THE TASK: Look through the material below. Copy every line with the string "that" in it.

ENTRIES SUPPLIED:
***

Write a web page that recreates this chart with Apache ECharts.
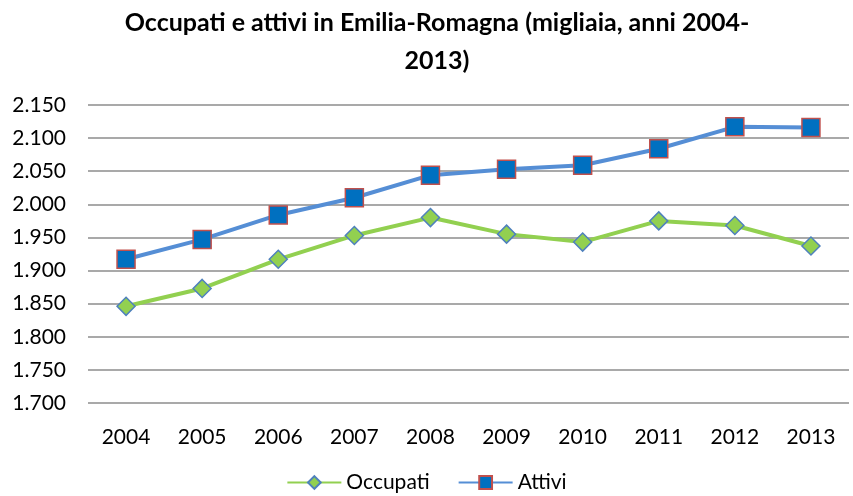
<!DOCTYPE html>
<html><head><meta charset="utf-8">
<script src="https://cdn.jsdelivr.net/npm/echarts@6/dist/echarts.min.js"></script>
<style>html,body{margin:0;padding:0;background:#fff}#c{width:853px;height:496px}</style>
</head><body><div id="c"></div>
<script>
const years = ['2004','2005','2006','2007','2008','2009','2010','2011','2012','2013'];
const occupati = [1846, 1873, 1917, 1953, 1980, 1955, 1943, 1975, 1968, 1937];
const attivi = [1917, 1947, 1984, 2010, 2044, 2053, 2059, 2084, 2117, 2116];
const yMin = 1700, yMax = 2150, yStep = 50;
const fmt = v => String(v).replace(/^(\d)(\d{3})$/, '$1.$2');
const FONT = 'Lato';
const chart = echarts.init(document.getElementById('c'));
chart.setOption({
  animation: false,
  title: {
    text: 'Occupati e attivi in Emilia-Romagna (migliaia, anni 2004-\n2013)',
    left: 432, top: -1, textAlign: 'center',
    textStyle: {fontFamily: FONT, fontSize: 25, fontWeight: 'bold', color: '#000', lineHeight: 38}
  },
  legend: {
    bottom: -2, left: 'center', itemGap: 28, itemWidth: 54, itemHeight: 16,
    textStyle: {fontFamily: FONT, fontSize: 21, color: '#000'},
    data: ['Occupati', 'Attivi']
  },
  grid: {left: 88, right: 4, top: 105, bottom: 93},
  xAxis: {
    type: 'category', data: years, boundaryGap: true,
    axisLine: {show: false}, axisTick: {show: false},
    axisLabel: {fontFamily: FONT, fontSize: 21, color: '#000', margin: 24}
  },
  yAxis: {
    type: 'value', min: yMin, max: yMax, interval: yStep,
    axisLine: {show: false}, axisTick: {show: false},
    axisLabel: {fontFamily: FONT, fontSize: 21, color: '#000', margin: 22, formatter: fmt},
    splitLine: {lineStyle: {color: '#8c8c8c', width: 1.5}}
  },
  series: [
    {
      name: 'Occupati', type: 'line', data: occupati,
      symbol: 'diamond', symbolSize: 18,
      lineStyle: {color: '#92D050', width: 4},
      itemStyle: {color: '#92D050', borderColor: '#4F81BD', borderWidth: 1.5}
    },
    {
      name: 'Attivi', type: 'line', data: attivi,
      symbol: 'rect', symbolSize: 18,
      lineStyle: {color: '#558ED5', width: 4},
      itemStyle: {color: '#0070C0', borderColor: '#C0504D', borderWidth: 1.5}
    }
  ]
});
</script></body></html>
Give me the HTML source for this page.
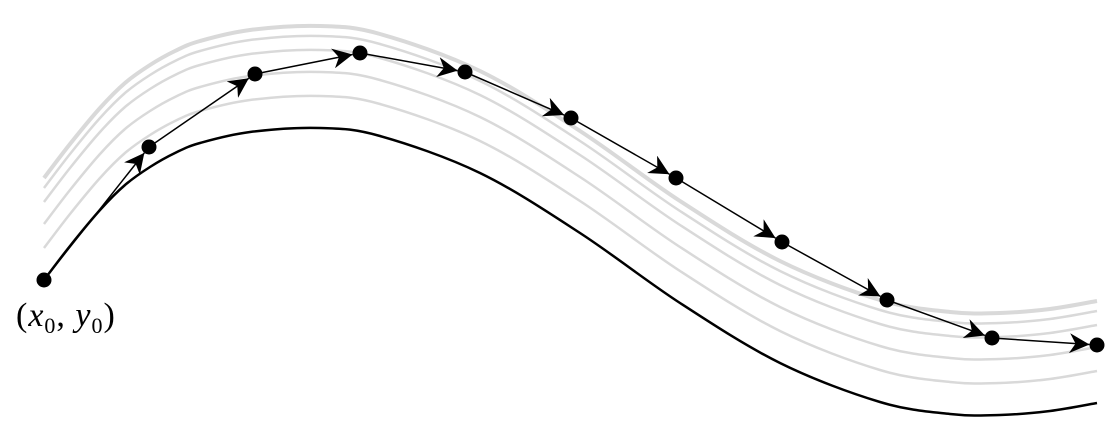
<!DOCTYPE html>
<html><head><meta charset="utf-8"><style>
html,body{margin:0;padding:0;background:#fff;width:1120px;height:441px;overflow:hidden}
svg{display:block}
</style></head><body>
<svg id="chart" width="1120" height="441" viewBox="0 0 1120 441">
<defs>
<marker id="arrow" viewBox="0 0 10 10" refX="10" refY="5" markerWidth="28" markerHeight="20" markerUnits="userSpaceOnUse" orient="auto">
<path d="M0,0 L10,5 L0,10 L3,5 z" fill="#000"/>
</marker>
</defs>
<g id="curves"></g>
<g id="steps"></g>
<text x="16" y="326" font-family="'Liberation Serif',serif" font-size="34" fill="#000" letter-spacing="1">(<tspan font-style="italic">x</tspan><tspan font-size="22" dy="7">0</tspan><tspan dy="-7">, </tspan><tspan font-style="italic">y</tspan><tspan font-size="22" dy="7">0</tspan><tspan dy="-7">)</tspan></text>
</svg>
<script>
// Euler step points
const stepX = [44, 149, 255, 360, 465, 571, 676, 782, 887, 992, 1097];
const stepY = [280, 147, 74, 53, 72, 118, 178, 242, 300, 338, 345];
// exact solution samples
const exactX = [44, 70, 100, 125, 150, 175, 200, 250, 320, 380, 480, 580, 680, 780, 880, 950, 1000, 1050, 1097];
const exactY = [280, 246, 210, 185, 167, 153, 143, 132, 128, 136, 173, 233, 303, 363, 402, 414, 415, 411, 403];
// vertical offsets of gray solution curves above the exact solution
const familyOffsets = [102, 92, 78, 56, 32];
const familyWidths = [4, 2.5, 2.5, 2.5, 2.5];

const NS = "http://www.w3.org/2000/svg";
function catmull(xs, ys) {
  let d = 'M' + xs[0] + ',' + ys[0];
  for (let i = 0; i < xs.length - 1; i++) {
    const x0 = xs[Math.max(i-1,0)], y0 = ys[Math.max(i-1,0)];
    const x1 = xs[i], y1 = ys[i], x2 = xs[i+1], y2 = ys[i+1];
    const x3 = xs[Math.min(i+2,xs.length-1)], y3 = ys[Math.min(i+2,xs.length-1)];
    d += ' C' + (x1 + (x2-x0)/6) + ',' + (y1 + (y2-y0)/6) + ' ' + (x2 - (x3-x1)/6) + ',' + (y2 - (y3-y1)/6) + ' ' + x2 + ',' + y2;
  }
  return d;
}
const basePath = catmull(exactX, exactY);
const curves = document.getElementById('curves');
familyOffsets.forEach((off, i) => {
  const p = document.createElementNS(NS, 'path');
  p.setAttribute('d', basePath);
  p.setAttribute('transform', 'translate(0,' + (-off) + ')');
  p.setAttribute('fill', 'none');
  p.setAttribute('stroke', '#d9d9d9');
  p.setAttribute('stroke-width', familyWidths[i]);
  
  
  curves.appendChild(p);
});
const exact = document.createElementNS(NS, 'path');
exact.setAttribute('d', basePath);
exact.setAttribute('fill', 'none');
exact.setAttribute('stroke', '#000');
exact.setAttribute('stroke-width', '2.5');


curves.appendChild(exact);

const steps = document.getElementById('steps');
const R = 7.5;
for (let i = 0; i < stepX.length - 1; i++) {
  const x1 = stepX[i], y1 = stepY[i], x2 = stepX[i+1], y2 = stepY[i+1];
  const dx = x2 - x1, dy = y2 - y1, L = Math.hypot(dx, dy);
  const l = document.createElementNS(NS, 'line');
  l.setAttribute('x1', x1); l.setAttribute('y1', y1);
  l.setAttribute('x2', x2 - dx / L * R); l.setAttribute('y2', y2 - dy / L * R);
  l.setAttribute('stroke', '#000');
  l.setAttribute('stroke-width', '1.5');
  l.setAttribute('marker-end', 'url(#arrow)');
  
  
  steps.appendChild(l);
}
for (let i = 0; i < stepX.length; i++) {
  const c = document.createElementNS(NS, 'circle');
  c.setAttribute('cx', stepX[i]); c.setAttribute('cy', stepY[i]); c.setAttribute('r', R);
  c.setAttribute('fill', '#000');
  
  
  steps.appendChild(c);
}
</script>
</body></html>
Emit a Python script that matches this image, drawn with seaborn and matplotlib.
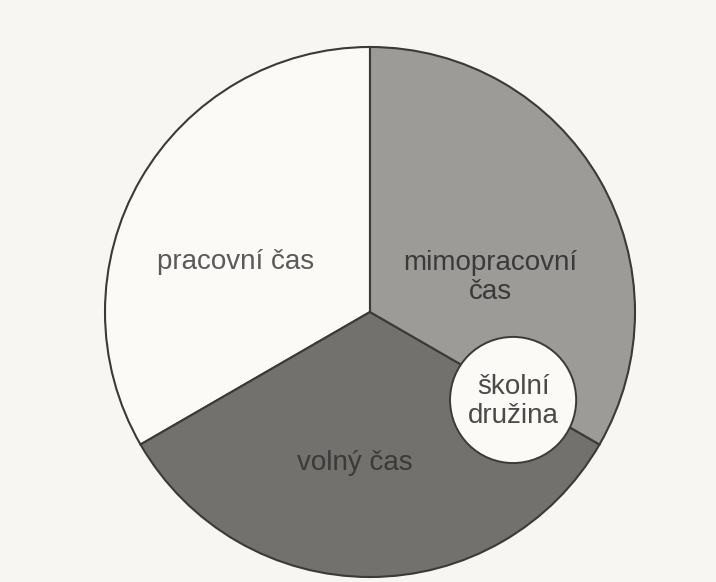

***

TASK RESPONSE:
Write a web page that recreates this chart with Apache ECharts.
Emit a Python script that matches this image, drawn with seaborn and matplotlib.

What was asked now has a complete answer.